The new church was built in stages between 1872 and 1879. The foundation stone was laid in August 1878 by the lord of the manor Rimington Wilson and the construction was completed in May 1879 by local builder John Brearley at a total cost of £7,200. The stained glass windows for the east and south walls were a gift from Rimington Wilson. The church was opened in June 1880 by William Thomson, Archbishop of York. A series of important changes were made to the church before the turn of the 20th century, a new organ was installed in July 1885, a new peal of eight bells was fitted in 1892 from the bellmakers John Taylor of Loughborough and in June 1897 a lychgate was erected to mark the diamond jubilee of Queen Victoria. The graveyard contains two large rectangular stones of unknown origin; these are known as the Bolster Stones.
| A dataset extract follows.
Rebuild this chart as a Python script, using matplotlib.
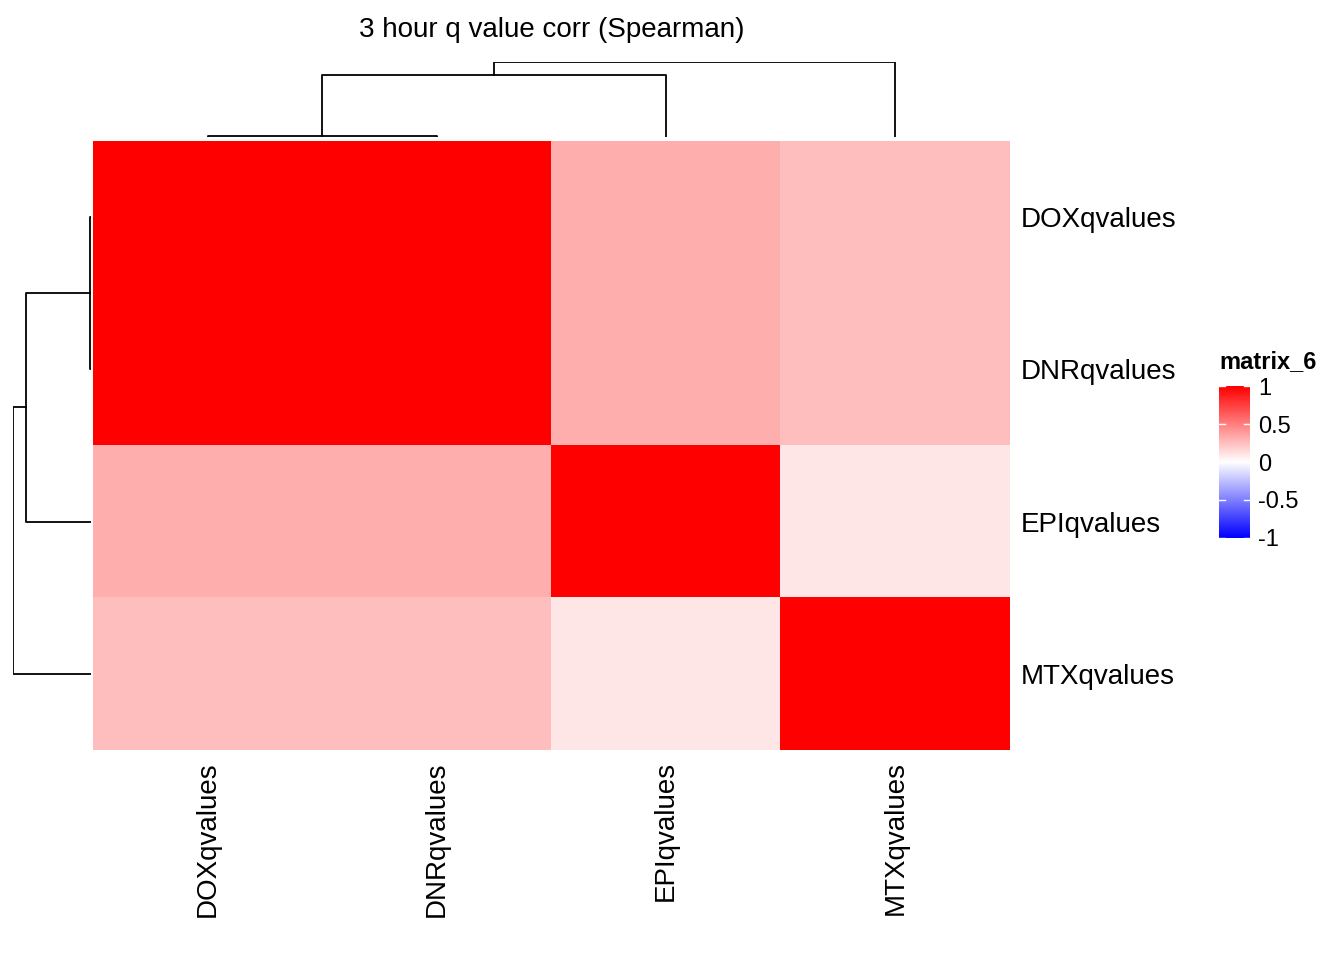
import matplotlib
matplotlib.use("Agg")
import matplotlib.pyplot as plt
import numpy as np
from matplotlib.colors import LinearSegmentedColormap

plt.rcParams['font.family'] = ['Liberation Sans', 'DejaVu Sans']

labels = ['DOXqvalues', 'DNRqvalues', 'EPIqvalues', 'MTXqvalues']
corr = np.array([
    [1.00, 1.00, 0.32, 0.25],
    [1.00, 1.00, 0.32, 0.25],
    [0.32, 0.32, 1.00, 0.10],
    [0.25, 0.25, 0.10, 1.00],
])
# merge heights (relative): DOX+DNR, +EPI, +MTX
merge_h = [0.013, 0.83, 1.0]

W, H = 1344, 960
fig = plt.figure(figsize=(13.44, 9.6), dpi=100)

def fax(x0, y0, x1, y1):
    return fig.add_axes([x0 / W, 1 - y1 / H, (x1 - x0) / W, (y1 - y0) / H])

cmap = LinearSegmentedColormap.from_list('bwr2', ['#0000FF', '#FFFFFF', '#FF0000'])

ax = fax(93, 141, 1010, 750)
ax.imshow(corr, cmap=cmap, vmin=-1, vmax=1, aspect='auto', interpolation='nearest')
ax.set_xticks(range(4))
ax.set_xticklabels(labels, rotation=90, fontsize=20)
ax.set_yticks(range(4))
ax.set_yticklabels(labels, fontsize=20)
ax.yaxis.tick_right()
ax.tick_params(length=0, pad=8)
for s in ax.spines.values():
    s.set_visible(False)

def dendro(a, horizontal):
    # leaf positions 0..3, merge heights
    pos = [0, 1, 2, 3]
    c1 = (pos[0] + pos[1]) / 2
    c2 = (c1 + pos[2]) / 2
    segs = [
        ([pos[0], pos[0], pos[1], pos[1]], [0, merge_h[0], merge_h[0], 0]),
        ([c1, c1, pos[2], pos[2]], [merge_h[0], merge_h[1], merge_h[1], 0]),
        ([c2, c2, pos[3], pos[3]], [merge_h[1], merge_h[2], merge_h[2], 0]),
    ]
    for xs, ys in segs:
        if horizontal:
            a.plot(xs, ys, color='black', lw=1.3)
        else:
            a.plot(ys, xs, color='black', lw=1.3)
    a.axis('off')

axt = fax(93, 62, 1010, 137)
dendro(axt, True)
axt.set_xlim(-0.5, 3.5)
axt.set_ylim(0, 1)

axl = fax(13, 141, 91, 750)
dendro(axl, False)
axl.set_ylim(3.5, -0.5)
axl.set_xlim(1, 0)

fig.text(552 / W, 1 - 30 / H, '3 hour q value corr (Spearman)', ha='center', va='center', fontsize=20)

cax = fax(1219, 383, 1250, 541)
grad = np.linspace(1, -1, 200).reshape(-1, 1)
cax.imshow(grad, cmap=cmap, vmin=-1, vmax=1, aspect='auto', extent=[0, 1, -1, 1])
ticks = [1, 0.5, 0, -0.5, -1]
cax.set_yticks(ticks)
cax.set_yticklabels(['1', '0.5', '0', '-0.5', '-1'], fontsize=17)
cax.yaxis.tick_right()
cax.tick_params(length=0, pad=6)
cax.set_xticks([])
cax.set_ylim(-1.04, 1.04)
for t in ticks:
    cax.plot([0, 0.2], [t, t], color='white', lw=1)
    cax.plot([0.8, 1], [t, t], color='white', lw=1)
for s in cax.spines.values():
    s.set_visible(False)
fig.text(1219 / W, 1 - 362 / H, 'matrix_6', ha='left', va='center', fontsize=17, fontweight='bold')

fig.savefig('out.png', dpi=100)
In 1921 a war memorial was erected by the side of the lychgate; it takes the form of a Celtic cross and records the names of 48 people of the parish who were killed in conflicts in the 20th century. In the early 1950s thieves stole an amount of lead off the church roof and the ensuing flawed repairs done with asphalt sealed in damp and led to problems with dry rot in the roof timbers. The timbers and roof slates were replaced throughout the 1960s. However the problem returned in the nave roof and the church had to be closed temporarily on 1 May 1974, with weddings and burials being moved elsewhere. Financial aid from the Diocesan pastoral committee enabled the damp problems to be addressed and the church re-opened.

A new stained glass window was unveiled in the church in July 1997 to commemorate the 50th anniversary of a coach crash which killed nine people on a coach transporting the Bolsterstone Male Voice Choir to a music festival in Holmfirth.